What is being asked: Transcribe the material verbatim in full; the pictures do not belong in the copy.

___ Information provided ___

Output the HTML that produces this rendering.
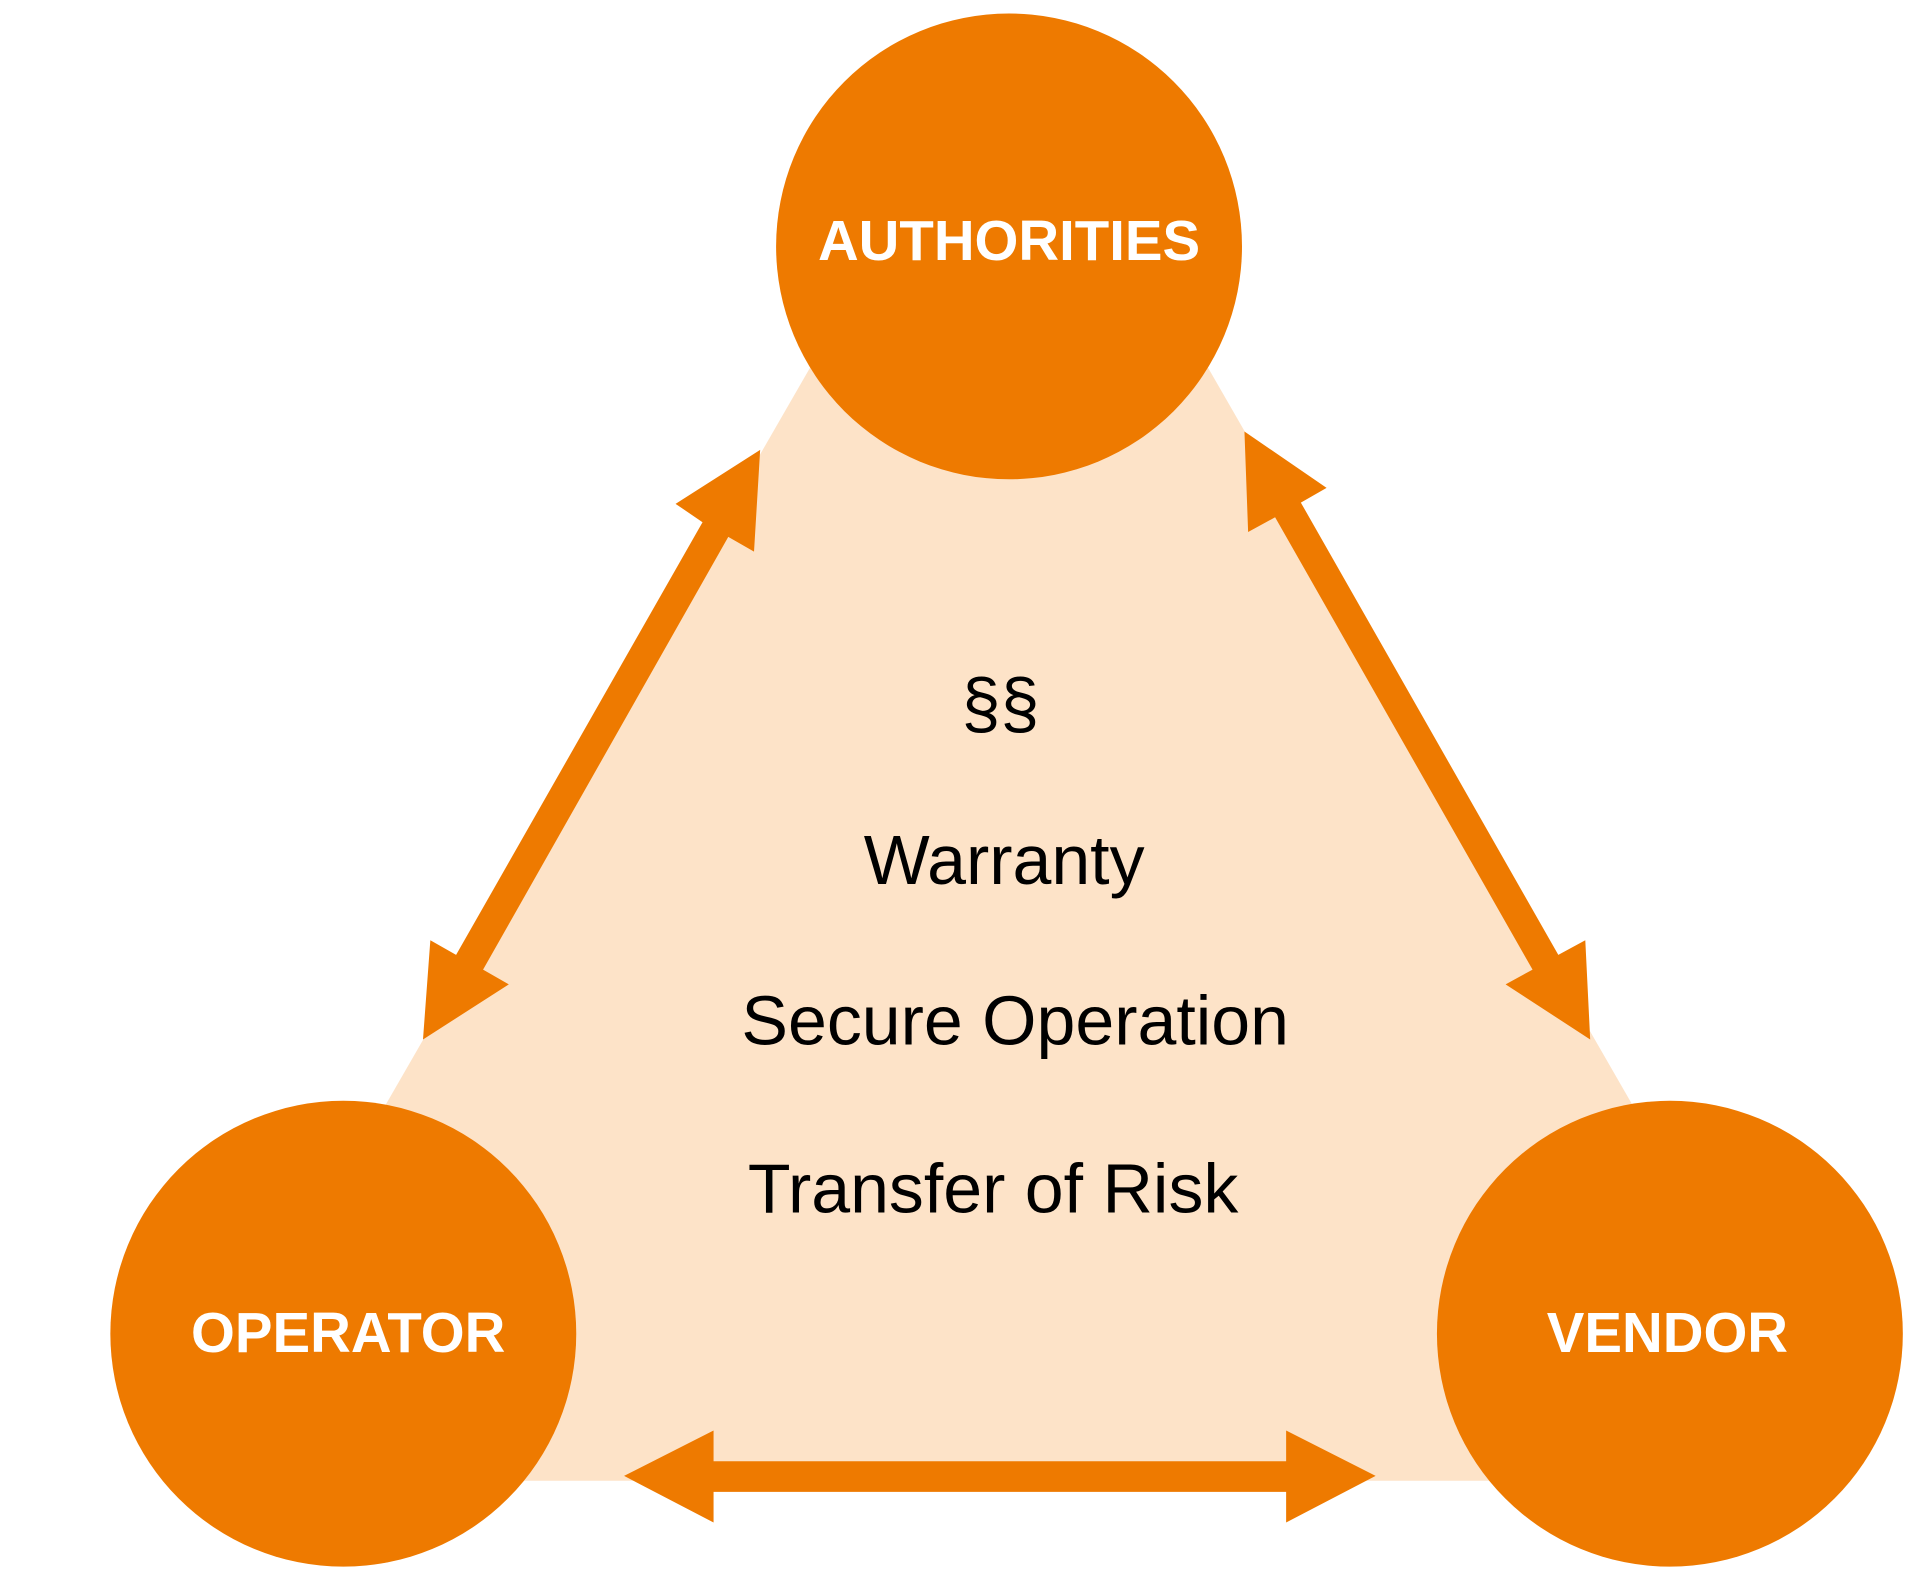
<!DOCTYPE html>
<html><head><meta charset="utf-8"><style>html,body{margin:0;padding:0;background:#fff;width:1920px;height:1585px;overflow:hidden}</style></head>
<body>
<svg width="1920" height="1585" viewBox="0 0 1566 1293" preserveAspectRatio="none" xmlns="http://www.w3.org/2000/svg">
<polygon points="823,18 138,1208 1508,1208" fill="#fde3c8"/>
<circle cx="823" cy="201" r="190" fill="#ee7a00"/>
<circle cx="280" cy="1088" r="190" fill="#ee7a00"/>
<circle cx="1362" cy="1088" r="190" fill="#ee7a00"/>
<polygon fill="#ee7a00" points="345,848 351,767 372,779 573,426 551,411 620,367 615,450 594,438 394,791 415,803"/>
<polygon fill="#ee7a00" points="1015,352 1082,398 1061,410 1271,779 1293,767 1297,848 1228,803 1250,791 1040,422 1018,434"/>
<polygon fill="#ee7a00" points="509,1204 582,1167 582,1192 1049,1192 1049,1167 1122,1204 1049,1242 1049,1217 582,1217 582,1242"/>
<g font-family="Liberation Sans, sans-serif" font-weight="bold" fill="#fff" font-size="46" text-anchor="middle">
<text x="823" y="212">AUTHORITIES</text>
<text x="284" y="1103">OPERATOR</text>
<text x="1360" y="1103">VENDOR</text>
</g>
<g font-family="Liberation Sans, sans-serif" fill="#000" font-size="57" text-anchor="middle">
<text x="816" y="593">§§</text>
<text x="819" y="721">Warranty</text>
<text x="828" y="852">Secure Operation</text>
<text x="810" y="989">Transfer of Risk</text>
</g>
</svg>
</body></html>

___

Exercise output:
Output the HTML that produces this rendering.
<!DOCTYPE html>
<html><head><meta charset="utf-8"><style>html,body{margin:0;padding:0;background:#fff;width:1920px;height:1585px;overflow:hidden}</style></head>
<body>
<svg width="1920" height="1585" viewBox="0 0 1566 1293" preserveAspectRatio="none" xmlns="http://www.w3.org/2000/svg">
<polygon points="823,18 138,1208 1508,1208" fill="#fde3c8"/>
<circle cx="823" cy="201" r="190" fill="#ee7a00"/>
<circle cx="280" cy="1088" r="190" fill="#ee7a00"/>
<circle cx="1362" cy="1088" r="190" fill="#ee7a00"/>
<polygon fill="#ee7a00" points="345,848 351,767 372,779 573,426 551,411 620,367 615,450 594,438 394,791 415,803"/>
<polygon fill="#ee7a00" points="1015,352 1082,398 1061,410 1271,779 1293,767 1297,848 1228,803 1250,791 1040,422 1018,434"/>
<polygon fill="#ee7a00" points="509,1204 582,1167 582,1192 1049,1192 1049,1167 1122,1204 1049,1242 1049,1217 582,1217 582,1242"/>
<g font-family="Liberation Sans, sans-serif" font-weight="bold" fill="#fff" font-size="46" text-anchor="middle">
<text x="823" y="212">AUTHORITIES</text>
<text x="284" y="1103">OPERATOR</text>
<text x="1360" y="1103">VENDOR</text>
</g>
<g font-family="Liberation Sans, sans-serif" fill="#000" font-size="57" text-anchor="middle">
<text x="816" y="593">§§</text>
<text x="819" y="721">Warranty</text>
<text x="828" y="852">Secure Operation</text>
<text x="810" y="989">Transfer of Risk</text>
</g>
</svg>
</body></html>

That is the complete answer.